Any studies which merely correlate supplementation with early death and then
‘conclude’ that supplements are bad can be refuted by saying that the relevant
people in spite of supplementatation and not because of it.

>> Secondly, the context in which this occurs is that various government
agencies and professional guilds want to prohibit the sale of supplements, or
impose ridiculous 'standards' on their manufacture and testing.

>Source for this?

[http://www.fda.gov/Food/GuidanceComplianceRegulatoryInformat...](http://www.fda.gov/Food/GuidanceComplianceRegulatoryInformation/GuidanceDocuments/DietarySupplements/ucm257563.htm)

>> However, it's very important that people remain free to choose which non-
prescription chemicals to put in their bodies.

>Indeed, it's also important that people are well educated in the effects of
those non-prescription chemicals and are in full possession of the known facts
about their effects. Such is the aim of studies like this.

Like I said, the article gave no explanation for why any supplement or
supplements in general are bad. So there's no scientific or educational value.

Since the freedom to take supplements is presently at risk, the article can
only do harm.

>Maybe so, but they know a lot more about the human body than those who don't
study it, since that is by definition their job.

Yes, doctors do know more about the body than most people but that doesn't
make them infallible. Part of recognising our fallibility means not relying on
any one source of expertise. If doctors and government took that seriously
then they wouldn't be trying to restrict non-prescription items. The
government's job is to protect our freedoms. Doctors can learn from ordinary
people's experiences of supplementation.

>the great thing about science is that anyone can dive in and have a go at
proving or disproving something

But he can't if the relevant supplements are banned!

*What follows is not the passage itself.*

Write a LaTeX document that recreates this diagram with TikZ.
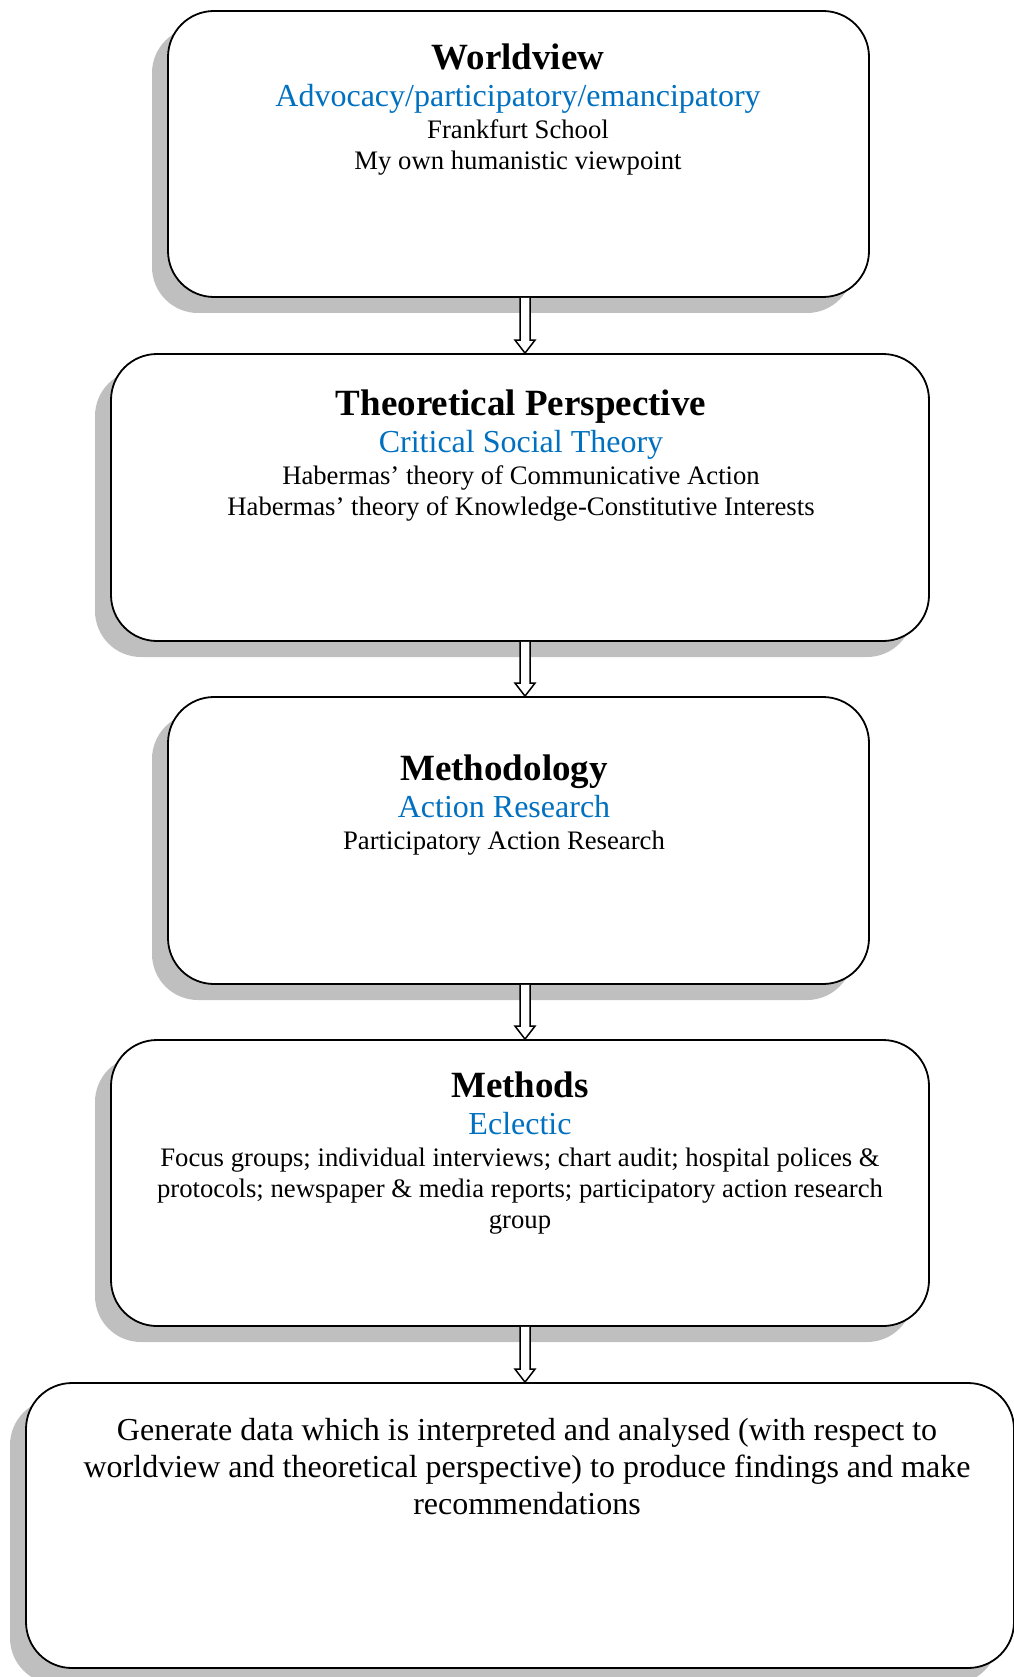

Note also that, generally speaking, science thrives in an atmosphere of
freedom and toleration.

>if you disagree with the conclusions in this article, run some research of
your own and prove them wrong.

There's nothing to test from this article: it doesn't assert anything. It
merely insinuates that supplements are bad. Science is about searching for
explanations. It's not about counting studies or weighing evidence or anything
like that.

>> Meanwhile, only a handful of people die annually from vitamin overdose,
whereas hundreds of thousands people die who take prescription drugs (yet we
don't say that there's no justification for prescription drugs).

>Sources for either of those statements?

[http://en.wikipedia.org/wiki/Vitamin_poisoning#Comparative_s...](http://en.wikipedia.org/wiki/Vitamin_poisoning#Comparative_safety_statistics)

> Your issue with prescription drug-taking is entirely separate; you might as
> well argue that thousands of people die driving yet we don't say there's no
> justification for driving

I don't have an issue with prescription drugs, but note the car driving
argument is precisely what is being put forward with regard to supplements.